Brett had a very good draft. So good, in fact, that the draft analyzer graded his offense and pitching as the best. Ipso facto, the draft analyzer obviously deduced that Brett had the best draft. And it’s hard to argue. He opened with a strong bat (Carlos Correa) at a fairly shallow position (shortstop). He then grabbed an ace pitcher with Corey Kluber and addressed his outfield with three straight picks (Rhys Hoskins, Christian Yelich, and A.J. Pollock). Personally I’m not as high on Pollock. I’m a big believer in the Chase Field humidor downgrading most hitters with the exception of Paul Goldschmidt, while upgrading the pitchers. Alas, Brett rounded out his roster with a solid offense including Edwin Encarnacion, Rougned Odor, DJ LeMahieu, Evan Gattis, etc. He doesn’t have great closers, but he has great relievers including Andrew Miller and Dellin Betances. All in all for a 5x5 roto league Brett put together a very strong team.

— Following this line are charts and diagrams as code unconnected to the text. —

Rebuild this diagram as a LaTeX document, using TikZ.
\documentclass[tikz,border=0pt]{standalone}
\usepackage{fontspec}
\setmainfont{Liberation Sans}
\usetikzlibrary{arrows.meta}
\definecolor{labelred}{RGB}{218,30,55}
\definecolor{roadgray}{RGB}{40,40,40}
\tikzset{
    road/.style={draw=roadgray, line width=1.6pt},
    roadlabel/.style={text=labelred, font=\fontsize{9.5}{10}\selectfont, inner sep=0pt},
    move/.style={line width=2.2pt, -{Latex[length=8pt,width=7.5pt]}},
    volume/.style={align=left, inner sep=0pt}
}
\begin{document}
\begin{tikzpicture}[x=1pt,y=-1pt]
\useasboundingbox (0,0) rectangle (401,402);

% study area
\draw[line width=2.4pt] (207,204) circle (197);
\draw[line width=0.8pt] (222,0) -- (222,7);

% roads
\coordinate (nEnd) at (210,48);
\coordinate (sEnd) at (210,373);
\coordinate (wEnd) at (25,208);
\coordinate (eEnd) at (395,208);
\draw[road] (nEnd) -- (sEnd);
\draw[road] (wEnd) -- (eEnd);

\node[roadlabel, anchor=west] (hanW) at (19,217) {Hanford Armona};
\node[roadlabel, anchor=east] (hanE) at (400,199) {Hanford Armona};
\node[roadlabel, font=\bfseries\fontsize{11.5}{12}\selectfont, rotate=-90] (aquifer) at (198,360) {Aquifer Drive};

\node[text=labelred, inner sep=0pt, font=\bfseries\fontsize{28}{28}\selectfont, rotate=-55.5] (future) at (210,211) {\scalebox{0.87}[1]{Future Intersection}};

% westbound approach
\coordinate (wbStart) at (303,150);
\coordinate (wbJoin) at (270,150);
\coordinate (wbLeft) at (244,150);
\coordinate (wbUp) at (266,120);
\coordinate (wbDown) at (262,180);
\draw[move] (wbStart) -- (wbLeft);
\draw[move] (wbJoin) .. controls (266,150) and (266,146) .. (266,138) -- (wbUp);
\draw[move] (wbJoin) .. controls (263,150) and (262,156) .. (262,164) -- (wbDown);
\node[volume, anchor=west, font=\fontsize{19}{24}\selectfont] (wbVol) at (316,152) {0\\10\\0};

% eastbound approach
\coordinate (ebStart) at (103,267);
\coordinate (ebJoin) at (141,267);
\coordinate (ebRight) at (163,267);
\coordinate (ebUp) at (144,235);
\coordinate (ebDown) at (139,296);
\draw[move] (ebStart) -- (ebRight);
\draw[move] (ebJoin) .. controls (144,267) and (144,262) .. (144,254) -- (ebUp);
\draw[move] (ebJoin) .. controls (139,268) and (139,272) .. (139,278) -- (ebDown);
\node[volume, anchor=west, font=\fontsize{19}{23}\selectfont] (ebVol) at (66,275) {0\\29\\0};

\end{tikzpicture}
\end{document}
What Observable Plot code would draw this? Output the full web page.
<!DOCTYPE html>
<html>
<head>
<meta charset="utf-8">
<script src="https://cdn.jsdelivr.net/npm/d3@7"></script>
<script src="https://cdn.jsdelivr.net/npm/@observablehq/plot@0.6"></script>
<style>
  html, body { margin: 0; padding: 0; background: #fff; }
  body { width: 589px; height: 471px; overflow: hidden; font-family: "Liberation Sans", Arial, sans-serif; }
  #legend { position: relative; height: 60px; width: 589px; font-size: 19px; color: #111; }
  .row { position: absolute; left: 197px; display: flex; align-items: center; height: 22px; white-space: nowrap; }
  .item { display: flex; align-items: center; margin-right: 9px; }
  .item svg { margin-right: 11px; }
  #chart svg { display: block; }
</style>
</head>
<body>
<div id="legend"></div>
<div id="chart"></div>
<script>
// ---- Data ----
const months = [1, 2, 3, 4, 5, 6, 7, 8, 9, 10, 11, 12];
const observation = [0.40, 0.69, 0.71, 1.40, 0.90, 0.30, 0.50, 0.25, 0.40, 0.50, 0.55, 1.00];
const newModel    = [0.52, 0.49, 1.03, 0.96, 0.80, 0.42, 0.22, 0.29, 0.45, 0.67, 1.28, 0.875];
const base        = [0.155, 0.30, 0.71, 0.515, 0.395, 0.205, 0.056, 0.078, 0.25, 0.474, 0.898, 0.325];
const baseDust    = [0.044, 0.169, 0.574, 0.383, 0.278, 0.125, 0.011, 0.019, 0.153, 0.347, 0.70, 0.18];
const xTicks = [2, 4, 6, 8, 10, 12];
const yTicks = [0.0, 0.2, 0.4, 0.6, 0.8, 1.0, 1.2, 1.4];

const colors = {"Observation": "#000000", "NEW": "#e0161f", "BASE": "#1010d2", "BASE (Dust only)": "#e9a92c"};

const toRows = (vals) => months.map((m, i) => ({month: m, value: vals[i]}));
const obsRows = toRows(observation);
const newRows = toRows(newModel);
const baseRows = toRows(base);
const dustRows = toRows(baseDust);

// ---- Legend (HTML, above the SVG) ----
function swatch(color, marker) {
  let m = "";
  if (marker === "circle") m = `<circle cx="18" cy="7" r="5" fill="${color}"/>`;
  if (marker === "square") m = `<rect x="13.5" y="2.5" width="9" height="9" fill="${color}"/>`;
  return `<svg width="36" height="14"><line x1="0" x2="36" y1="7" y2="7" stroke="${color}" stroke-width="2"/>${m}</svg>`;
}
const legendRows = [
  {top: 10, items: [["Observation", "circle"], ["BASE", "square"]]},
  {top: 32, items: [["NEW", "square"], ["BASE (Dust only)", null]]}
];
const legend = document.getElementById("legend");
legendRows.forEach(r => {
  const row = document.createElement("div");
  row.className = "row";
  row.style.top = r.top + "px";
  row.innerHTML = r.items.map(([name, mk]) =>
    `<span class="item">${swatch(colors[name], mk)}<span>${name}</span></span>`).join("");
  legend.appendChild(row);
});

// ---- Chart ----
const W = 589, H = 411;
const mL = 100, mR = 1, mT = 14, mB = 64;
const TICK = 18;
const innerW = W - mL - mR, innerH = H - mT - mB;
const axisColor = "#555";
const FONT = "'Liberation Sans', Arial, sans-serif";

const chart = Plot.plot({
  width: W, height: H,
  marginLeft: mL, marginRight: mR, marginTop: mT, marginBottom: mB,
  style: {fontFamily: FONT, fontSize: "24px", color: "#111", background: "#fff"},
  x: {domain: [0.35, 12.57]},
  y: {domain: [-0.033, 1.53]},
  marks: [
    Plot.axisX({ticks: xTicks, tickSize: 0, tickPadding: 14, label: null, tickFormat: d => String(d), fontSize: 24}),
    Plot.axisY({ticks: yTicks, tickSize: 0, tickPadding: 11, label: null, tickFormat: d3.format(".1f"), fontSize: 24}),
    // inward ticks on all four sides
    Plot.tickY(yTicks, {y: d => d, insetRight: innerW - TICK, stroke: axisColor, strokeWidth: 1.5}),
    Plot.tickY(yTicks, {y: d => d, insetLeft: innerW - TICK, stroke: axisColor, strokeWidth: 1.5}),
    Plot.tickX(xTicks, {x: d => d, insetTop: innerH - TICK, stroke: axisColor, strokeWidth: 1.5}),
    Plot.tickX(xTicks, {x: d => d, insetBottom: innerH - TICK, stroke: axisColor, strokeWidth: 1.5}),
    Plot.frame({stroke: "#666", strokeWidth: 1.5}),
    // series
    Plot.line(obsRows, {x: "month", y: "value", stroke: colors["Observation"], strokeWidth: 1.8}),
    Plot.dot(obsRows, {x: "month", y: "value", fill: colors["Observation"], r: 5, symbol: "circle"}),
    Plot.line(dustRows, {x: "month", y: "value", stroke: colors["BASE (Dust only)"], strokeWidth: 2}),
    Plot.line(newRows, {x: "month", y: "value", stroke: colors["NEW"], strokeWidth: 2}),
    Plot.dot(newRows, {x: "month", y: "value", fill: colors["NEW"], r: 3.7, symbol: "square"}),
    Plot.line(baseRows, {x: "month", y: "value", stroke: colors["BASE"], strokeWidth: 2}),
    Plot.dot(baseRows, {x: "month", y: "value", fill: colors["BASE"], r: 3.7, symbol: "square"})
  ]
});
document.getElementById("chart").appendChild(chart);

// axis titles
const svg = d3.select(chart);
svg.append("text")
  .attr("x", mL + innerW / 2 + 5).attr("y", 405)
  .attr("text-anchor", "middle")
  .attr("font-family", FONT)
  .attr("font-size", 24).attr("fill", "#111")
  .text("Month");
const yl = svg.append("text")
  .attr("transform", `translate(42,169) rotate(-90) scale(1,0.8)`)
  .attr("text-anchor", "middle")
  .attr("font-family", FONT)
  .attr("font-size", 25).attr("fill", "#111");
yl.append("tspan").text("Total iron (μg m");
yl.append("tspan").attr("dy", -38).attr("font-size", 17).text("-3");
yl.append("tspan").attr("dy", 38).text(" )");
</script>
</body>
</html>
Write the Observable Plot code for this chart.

Anderson’s Strategy: “For our Draft Guide Mock Draft, I drew the 12th pick. At the turn, you can potentially set up a run on a position, but more importantly, you need to study the remaining player pool and make some assumptions about what value will return to you after 22 picks go by prior to your next pick. I wanted to make certain to grab an ace, and did so in the second round with Scherzer, starting a mini starting pitching run when Kluber and Sale went with the next two picks. I took some chances in filling out my starting roster, grabbing Miguel Cabrera in the 5th round, hoping he is over his injuries that have sapped his value lately. I tried to build a strong outfield with Ozuna (third round), Braun (seventh round), Puig (tenth round) and Santana (eleventh round). I felt that Dickerson in the 13th round and Dahl in the 17th had too much potential to sit out there on the board when I chose them. I like to grab three closers that are somewhat safe in the first half (or so) of the draft, and Morrow as my third closer was too tempting to let slide in the 16th round, even though I do not fully trust him to be the Cubs’ closer all season. I did not take a catcher until late in the 19th round, when I selected Travis d’Arnaud. I really hate catchers and would argue that the tradition of requiring two catchers per team be phased out as soon as possible. The balance of this 29-round draft was dedicated to finding hidden value in players such as Felix Hernandez, Mikie Mahtook, Brandon Crawford, Brandon Phillips and Joe Mauer.”